Initiatives to provide mentoring, additional information (about career prospects of economics majors and the grade distribution of their class), and nudges to encourage female students to major in economics are most impactful on female students with above-median grades in an economics class, increasing their likelihood of majoring in economics by 5-6 percentage points.
- None of the interventions had an impact on the likelihood that female students with below-median grades in the class would major in economics.
- The initiatives had a greater impact on younger (freshman and sophomore) female students with above-median grades in the class, increasing their likelihood for majoring in economics by 11.2-12.6 percentage points.
- The initiatives increased the likelihood of female students with above-median grades to take additional economics courses by 16 percentage points and increased the likelihood of younger (freshman and sophomore) female students with above-median grades to take additional economics courses by 27.1 percentage points.
- Prior to taking the introductory economics course, female students made up 14.3% of the economics majors in that group. After taking the course, among the students who did not receive interventions, female students made up 22.2% of the economics majors. After taking the course, among the students who did receive interventions, female students made up 41.7% of the economics majors.
- Receiving information on the career prospects of economics and the grade distribution of their class may decrease male students’ likelihood of majoring in economics by 2.67 percentage points.
- This negative effect is particularly impactful for younger (freshman and sophomore) male students, for whom receiving such additional information decreased their likelihood to major in economics by 5 percentage points.
- This negative result may be attributed to some students’ reaction to performing in the class more poorly than they anticipated. Male students in the class over-estimated their grade by 1.05 points (on a 0–4 scale), and female students over-estimated their grade by 0.929 points.
- The intervention had no impact on male students with above-median grades in the class.

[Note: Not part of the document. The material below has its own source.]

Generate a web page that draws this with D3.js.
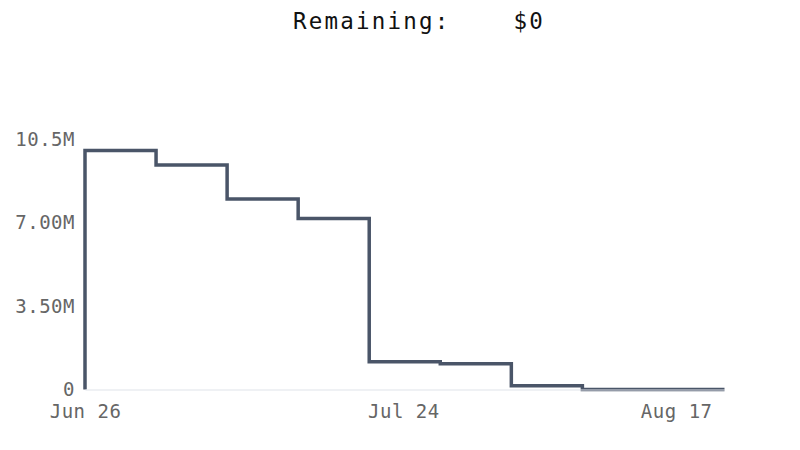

In the spring semester of 2016, researchers conducted a randomized controlled experiment on students in introductory economics courses (five sections of microeconomics classes and three sections of macroeconomics classes) at Colorado State University, a large, public, four-year institution. Out of the students enrolled in these courses, 788 students participated in the study’s first survey, administered in-class at the beginning of the semester, and 450 students participated in both surveys (the beginning-of-semester survey and the end-of-semester survey). A limiting factor in participation is that the surveys were administered in-class, and students absent on those days could not participate. (Among students who attended the beginning-of-semester class, the participation rate for the first survey was 95.1%. Among students who attended both the beginning-of-semester and end-of-semester classes, the participation rate for the second survey was 91%.) T
he participating students were randomly sorted into a control group and two treatment groups, in which they were either given additional information (through video clips and information pamphlets about economics majors’ career prospects and the class’s grade distribution), given a nudge (receiving a message that encouraged them to major in economics), or invited to participate in a peer mentoring program. Information about whether a student majored in economics or took additional economics courses was obtained one year later from the university’s administrative records. Because the opportunity cost of switching majors increase as students progress through their college career, the primary effects of the interventions from the study are particular salient among young female students in freshmen and sophomore years.